* Exercise directions
Write the data out again, character for character, with no images.

[Begin]

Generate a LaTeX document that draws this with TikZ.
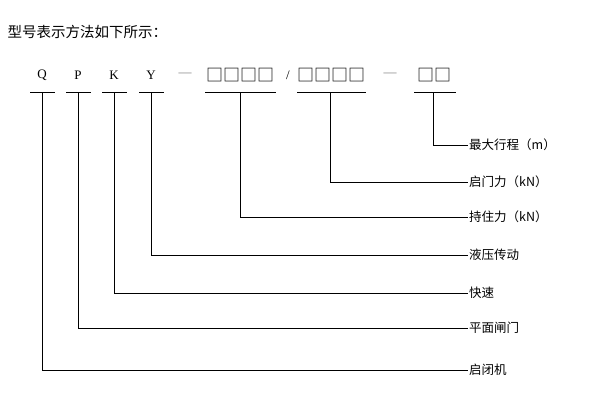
\documentclass[tikz,border=0pt]{standalone}
\usepackage{fontspec}
\setmainfont{Liberation Serif}
\newfontfamily\cjk{Noto Sans CJK SC}
\begin{document}
\begin{tikzpicture}[x=1pt,y=-1pt,
  lab/.style={anchor=west,font=\cjk\fontsize{12.5}{12.5}\selectfont,inner sep=1pt},
  let/.style={font=\fontsize{13}{13}\selectfont,inner sep=1pt},
  box/.style={font=\cjk\fontsize{17}{17}\selectfont,inner sep=1pt},
  ul/.style={line width=0.6pt},
  ln/.style={line width=0.6pt}]
\useasboundingbox (0,0) rectangle (600,400);
\node[anchor=west,font=\cjk\fontsize{14.5}{14.5}\selectfont] (title) at (4,32) {型号表示方法如下所示：};
% letters
\node[let] (q) at (42,75) {Q};
\node[let] (p) at (78,75) {P};
\node[let] (k) at (114,75) {K};
\node[let] (y) at (151,75) {Y};
\node[let,text=gray] (d1) at (185,75) {—};
\node[box] (b1) at (240,75) {□□□□};
\node[let] (sl) at (288,75) {/};
\node[box] (b2) at (331,75) {□□□□};
\node[let,text=gray] (d2) at (390,75) {—};
\node[box] (b3) at (434,75) {□□};
% underlines
\foreach \n/\a/\b in {q/30/55,p/66/91,k/102/127,y/139/164,b1/205/276,b2/297/366,b3/414/456}
  \draw[ul] (\a,92) -- (\b,92);
\foreach \n/\x in {q/42,p/78,k/114,y/151,b1/240,b2/330,b3/433}
  \coordinate (\n t) at (\x,92);
% labels
\node[lab] (l1) at (468,145) {最大行程（m）};
\node[lab] (l2) at (468,182) {启门力（kN）};
\node[lab] (l3) at (468,217) {持住力（kN）};
\node[lab] (l4) at (468,255) {液压传动};
\node[lab] (l5) at (468,293) {快速};
\node[lab] (l6) at (468,328) {平面闸门};
\node[lab] (l7) at (468,370) {启闭机};
\foreach \s/\t in {b3t/l1,b2t/l2,b1t/l3,yt/l4,kt/l5,pt/l6,qt/l7}
  \draw[ln] (\s) |- (\t.west);
\end{tikzpicture}
\end{document}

[End]

* Completed task
Generate a LaTeX document that draws this with TikZ.
\documentclass[tikz,border=0pt]{standalone}
\usepackage{fontspec}
\setmainfont{Liberation Serif}
\newfontfamily\cjk{Noto Sans CJK SC}
\begin{document}
\begin{tikzpicture}[x=1pt,y=-1pt,
  lab/.style={anchor=west,font=\cjk\fontsize{12.5}{12.5}\selectfont,inner sep=1pt},
  let/.style={font=\fontsize{13}{13}\selectfont,inner sep=1pt},
  box/.style={font=\cjk\fontsize{17}{17}\selectfont,inner sep=1pt},
  ul/.style={line width=0.6pt},
  ln/.style={line width=0.6pt}]
\useasboundingbox (0,0) rectangle (600,400);
\node[anchor=west,font=\cjk\fontsize{14.5}{14.5}\selectfont] (title) at (4,32) {型号表示方法如下所示：};
% letters
\node[let] (q) at (42,75) {Q};
\node[let] (p) at (78,75) {P};
\node[let] (k) at (114,75) {K};
\node[let] (y) at (151,75) {Y};
\node[let,text=gray] (d1) at (185,75) {—};
\node[box] (b1) at (240,75) {□□□□};
\node[let] (sl) at (288,75) {/};
\node[box] (b2) at (331,75) {□□□□};
\node[let,text=gray] (d2) at (390,75) {—};
\node[box] (b3) at (434,75) {□□};
% underlines
\foreach \n/\a/\b in {q/30/55,p/66/91,k/102/127,y/139/164,b1/205/276,b2/297/366,b3/414/456}
  \draw[ul] (\a,92) -- (\b,92);
\foreach \n/\x in {q/42,p/78,k/114,y/151,b1/240,b2/330,b3/433}
  \coordinate (\n t) at (\x,92);
% labels
\node[lab] (l1) at (468,145) {最大行程（m）};
\node[lab] (l2) at (468,182) {启门力（kN）};
\node[lab] (l3) at (468,217) {持住力（kN）};
\node[lab] (l4) at (468,255) {液压传动};
\node[lab] (l5) at (468,293) {快速};
\node[lab] (l6) at (468,328) {平面闸门};
\node[lab] (l7) at (468,370) {启闭机};
\foreach \s/\t in {b3t/l1,b2t/l2,b1t/l3,yt/l4,kt/l5,pt/l6,qt/l7}
  \draw[ln] (\s) |- (\t.west);
\end{tikzpicture}
\end{document}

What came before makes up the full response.